$Φ$-DVAE: Physics-Informed Dynamical Variational Autoencoders for Unstructured Data Assimilation
Alex Glyn-Davies, Connor Duffin, Ö. Deniz Akyildiz, Mark Girolami
TL;DR
Φ-DVAE addresses the challenge of incorporating unstructured data into physics-based models by marrying a data-driven VAE encoder with a physics-informed latent state-space model governed by discretized dynamics of $\mathbf{u}_n$ and unknown parameters $\mathbf{\Lambda}$. The approach uses a variational Bayesian framework to jointly infer latent encodings $\mathbf{x}_{1:N}$, latent states $\mathbf{u}_{1:N}$, and $\mathbf{\Lambda}$, leveraging a discretized stochastic PDE (statFEM) as the latent dynamics and a pseudo-observation model linking $\mathbf{u}_n$ to $\mathbf{x}_n$ via $\mathbf{x}_n = \mathbf{H}\mathbf{u}_n + \mathbf{r}_n$. Inference combines a VAE encoder $q_\phi(\mathbf{x}|\mathbf{y})$ with an extended Kalman-type filter (ExKF) for the latent states, and learning optimises encoder/decoder parameters $\phi,\theta$ and a variational posterior $q_\lambda(\mathbf{\Lambda})$ over the physics parameters, yielding data-efficient encodings and uncertainty quantification.

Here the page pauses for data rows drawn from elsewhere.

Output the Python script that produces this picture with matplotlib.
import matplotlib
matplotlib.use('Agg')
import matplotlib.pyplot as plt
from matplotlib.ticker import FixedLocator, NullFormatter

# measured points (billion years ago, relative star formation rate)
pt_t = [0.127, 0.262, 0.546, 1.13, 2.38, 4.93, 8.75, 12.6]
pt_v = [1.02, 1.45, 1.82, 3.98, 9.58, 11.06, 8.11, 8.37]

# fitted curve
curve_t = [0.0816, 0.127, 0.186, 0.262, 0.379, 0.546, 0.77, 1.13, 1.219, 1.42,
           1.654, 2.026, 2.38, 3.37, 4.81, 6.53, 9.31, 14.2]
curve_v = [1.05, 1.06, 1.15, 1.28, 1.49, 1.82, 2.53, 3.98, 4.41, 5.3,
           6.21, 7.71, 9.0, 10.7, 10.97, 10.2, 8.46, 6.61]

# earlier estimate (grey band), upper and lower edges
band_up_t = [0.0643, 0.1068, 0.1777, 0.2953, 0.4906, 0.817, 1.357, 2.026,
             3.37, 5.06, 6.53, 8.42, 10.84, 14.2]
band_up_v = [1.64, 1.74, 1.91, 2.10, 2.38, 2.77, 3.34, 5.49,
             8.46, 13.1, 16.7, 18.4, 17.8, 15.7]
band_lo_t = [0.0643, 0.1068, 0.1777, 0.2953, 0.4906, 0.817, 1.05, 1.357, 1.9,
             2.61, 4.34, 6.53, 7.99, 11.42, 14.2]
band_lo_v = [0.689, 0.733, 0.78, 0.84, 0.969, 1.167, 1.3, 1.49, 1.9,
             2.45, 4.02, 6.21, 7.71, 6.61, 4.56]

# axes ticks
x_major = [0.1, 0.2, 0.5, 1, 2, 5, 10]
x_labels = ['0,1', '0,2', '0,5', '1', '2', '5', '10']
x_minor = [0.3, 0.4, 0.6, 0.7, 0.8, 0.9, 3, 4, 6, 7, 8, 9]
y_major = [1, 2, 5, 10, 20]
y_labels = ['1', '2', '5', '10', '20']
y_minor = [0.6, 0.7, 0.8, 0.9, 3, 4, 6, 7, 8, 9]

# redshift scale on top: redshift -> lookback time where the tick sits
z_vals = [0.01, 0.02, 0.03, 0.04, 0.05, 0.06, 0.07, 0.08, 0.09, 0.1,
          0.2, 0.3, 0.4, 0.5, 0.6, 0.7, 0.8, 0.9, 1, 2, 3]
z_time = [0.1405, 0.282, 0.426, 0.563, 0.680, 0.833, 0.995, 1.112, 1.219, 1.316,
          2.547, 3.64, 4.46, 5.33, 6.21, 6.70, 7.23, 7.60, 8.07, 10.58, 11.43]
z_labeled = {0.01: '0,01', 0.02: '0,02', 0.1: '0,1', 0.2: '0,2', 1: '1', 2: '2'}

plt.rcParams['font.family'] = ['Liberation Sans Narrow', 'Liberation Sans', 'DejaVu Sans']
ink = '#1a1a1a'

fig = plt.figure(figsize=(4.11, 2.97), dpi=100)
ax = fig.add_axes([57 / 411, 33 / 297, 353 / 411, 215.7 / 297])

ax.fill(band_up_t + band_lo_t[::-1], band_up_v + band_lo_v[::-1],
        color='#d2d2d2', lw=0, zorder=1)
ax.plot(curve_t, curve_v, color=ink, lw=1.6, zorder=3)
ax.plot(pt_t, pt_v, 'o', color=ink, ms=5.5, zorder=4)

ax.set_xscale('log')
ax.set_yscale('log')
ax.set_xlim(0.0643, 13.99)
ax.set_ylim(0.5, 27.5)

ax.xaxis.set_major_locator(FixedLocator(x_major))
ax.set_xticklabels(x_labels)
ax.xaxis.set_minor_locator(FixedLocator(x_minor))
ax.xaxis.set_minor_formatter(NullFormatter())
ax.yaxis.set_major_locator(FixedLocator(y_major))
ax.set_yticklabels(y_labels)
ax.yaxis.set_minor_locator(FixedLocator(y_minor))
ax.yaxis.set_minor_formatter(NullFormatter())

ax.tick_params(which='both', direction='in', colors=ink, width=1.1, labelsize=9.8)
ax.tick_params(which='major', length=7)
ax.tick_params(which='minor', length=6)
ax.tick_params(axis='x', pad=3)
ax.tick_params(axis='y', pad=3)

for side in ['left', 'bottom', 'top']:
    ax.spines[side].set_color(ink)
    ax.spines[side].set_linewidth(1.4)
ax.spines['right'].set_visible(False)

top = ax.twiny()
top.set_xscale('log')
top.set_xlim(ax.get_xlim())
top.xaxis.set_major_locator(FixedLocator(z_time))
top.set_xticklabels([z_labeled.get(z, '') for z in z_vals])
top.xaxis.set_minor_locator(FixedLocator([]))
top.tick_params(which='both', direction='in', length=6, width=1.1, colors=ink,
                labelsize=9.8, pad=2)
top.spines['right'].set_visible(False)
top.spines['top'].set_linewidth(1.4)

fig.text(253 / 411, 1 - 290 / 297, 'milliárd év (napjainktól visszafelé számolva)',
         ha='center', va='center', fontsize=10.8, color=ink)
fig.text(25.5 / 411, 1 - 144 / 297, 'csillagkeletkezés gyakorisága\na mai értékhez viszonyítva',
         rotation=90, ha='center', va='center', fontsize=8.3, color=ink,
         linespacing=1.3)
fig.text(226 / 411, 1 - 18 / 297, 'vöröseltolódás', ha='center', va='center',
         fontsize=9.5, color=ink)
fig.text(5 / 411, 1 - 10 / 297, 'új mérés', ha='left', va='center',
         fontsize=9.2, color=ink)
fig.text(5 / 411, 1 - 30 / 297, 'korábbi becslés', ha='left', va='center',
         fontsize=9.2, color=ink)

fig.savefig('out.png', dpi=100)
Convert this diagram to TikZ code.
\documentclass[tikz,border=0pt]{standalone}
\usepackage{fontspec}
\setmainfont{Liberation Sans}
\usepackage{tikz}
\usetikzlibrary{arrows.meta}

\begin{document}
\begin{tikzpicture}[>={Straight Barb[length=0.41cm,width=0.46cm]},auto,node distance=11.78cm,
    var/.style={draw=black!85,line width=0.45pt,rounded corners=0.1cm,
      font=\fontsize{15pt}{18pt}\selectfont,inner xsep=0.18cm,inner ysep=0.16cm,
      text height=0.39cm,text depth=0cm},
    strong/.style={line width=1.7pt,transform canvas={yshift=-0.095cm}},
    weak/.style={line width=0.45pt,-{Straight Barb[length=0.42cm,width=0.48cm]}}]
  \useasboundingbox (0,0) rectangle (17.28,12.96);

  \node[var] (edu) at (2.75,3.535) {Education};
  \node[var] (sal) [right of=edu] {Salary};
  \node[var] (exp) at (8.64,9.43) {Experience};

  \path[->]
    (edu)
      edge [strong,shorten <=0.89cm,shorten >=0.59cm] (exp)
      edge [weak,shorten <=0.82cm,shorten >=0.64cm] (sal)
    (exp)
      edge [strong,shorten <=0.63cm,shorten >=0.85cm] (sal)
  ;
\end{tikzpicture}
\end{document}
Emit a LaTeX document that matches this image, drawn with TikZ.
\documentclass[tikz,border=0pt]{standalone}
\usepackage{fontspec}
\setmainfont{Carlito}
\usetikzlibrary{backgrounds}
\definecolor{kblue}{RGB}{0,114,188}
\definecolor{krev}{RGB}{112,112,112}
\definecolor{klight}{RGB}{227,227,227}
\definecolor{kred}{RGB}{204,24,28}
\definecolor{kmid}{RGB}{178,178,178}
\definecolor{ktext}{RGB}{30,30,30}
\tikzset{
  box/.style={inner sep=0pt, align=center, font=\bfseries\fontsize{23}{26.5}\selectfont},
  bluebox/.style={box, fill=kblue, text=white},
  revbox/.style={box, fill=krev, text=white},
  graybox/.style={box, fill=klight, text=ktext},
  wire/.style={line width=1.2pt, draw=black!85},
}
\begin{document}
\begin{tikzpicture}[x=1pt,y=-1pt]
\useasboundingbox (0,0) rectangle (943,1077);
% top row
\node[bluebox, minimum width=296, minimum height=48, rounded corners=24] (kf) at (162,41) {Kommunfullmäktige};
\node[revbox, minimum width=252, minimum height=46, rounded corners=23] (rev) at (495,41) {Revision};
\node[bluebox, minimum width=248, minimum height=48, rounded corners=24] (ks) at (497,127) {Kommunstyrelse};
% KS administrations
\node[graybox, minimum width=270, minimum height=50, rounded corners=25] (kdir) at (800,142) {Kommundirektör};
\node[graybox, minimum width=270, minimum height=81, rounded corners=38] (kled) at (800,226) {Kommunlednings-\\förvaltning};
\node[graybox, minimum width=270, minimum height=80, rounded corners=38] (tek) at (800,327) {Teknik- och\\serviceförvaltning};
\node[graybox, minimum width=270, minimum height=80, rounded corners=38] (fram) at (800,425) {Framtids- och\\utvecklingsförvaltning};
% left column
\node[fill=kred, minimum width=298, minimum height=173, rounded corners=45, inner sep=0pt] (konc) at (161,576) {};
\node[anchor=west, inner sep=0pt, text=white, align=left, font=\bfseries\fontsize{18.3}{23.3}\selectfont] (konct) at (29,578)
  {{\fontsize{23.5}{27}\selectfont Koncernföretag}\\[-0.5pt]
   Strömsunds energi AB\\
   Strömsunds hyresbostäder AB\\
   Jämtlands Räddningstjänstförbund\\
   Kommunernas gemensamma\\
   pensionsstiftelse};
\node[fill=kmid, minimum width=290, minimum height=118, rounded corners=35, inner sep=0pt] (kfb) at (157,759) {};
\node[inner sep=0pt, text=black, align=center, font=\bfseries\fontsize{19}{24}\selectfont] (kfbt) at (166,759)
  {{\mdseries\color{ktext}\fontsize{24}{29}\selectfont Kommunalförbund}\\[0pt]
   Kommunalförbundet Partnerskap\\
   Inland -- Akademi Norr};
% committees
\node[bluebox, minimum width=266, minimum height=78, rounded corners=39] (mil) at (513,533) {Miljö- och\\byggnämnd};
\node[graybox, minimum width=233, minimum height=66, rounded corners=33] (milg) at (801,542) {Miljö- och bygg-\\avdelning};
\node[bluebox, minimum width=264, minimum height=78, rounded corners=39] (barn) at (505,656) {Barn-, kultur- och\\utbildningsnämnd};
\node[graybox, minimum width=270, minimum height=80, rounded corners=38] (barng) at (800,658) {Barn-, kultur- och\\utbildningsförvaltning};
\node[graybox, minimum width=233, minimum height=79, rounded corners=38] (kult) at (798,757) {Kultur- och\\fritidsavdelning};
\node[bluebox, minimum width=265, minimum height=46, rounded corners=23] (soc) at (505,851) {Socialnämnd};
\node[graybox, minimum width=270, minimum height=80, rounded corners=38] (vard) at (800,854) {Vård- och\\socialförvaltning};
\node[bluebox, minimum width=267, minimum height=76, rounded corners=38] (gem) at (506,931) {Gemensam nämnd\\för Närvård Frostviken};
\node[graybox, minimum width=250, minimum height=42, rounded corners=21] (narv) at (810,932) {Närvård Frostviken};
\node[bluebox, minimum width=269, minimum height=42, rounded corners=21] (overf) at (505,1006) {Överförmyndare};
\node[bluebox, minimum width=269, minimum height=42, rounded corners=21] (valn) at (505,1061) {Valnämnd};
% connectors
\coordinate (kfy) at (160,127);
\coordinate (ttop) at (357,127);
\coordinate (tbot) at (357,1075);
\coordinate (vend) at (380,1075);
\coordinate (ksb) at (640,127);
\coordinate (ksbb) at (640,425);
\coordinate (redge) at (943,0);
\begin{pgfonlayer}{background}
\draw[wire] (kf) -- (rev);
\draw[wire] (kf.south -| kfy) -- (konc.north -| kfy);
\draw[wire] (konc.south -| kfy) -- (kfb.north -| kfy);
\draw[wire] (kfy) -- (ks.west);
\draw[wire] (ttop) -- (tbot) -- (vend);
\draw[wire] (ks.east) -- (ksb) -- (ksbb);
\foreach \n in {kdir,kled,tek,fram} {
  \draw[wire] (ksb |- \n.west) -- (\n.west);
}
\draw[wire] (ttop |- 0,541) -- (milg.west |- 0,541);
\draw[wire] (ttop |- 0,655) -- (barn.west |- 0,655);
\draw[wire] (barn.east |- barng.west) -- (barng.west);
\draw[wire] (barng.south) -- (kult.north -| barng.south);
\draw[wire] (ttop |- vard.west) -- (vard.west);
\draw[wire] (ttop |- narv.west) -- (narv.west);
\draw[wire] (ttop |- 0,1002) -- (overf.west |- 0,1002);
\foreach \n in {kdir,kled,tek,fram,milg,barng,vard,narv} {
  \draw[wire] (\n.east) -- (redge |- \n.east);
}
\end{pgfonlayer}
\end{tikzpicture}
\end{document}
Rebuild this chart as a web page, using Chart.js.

Experiments on Advection, Lorenz-63, and KdV demonstrate accurate latent state estimation, parameter recovery with credible intervals, and robust future predictions, often outperforming a baseline KVAE due to the physics-informed latent dynamics. The framework thus offers a principled, Bayesian route for unstructured data assimilation in complex dynamical systems with unknown observation operators.
Abstract
Incorporating unstructured data into physical models is a challenging problem that is emerging in data assimilation. Traditional approaches focus on well-defined observation operators whose functional forms are typically assumed to be known. This prevents these methods from achieving a consistent model-data synthesis in configurations where the mapping from data-space to model-space is unknown. To address these shortcomings, in this paper we develop a physics-informed dynamical variational autoencoder ($Φ$-DVAE) to embed diverse data streams into time-evolving physical systems described by differential equations. Our approach combines a standard, possibly nonlinear, filter for the latent state-space model and a VAE, to assimilate the unstructured data into the latent dynamical system. Unstructured data, in our example systems, comes in the form of video data and velocity field measurements, however the methodology is suitably generic to allow for arbitrary unknown observation operators. A variational Bayesian framework is used for the joint estimation of the encoding, latent states, and unknown system parameters. To demonstrate the method, we provide case studies with the Lorenz-63 ordinary differential equation, and the advection and Korteweg-de Vries partial differential equations. Our results, with synthetic data, show that $Φ$-DVAE provides a data efficient dynamics encoding methodology which is competitive with standard approaches. Unknown parameters are recovered with uncertainty quantification, and unseen data are accurately predicted.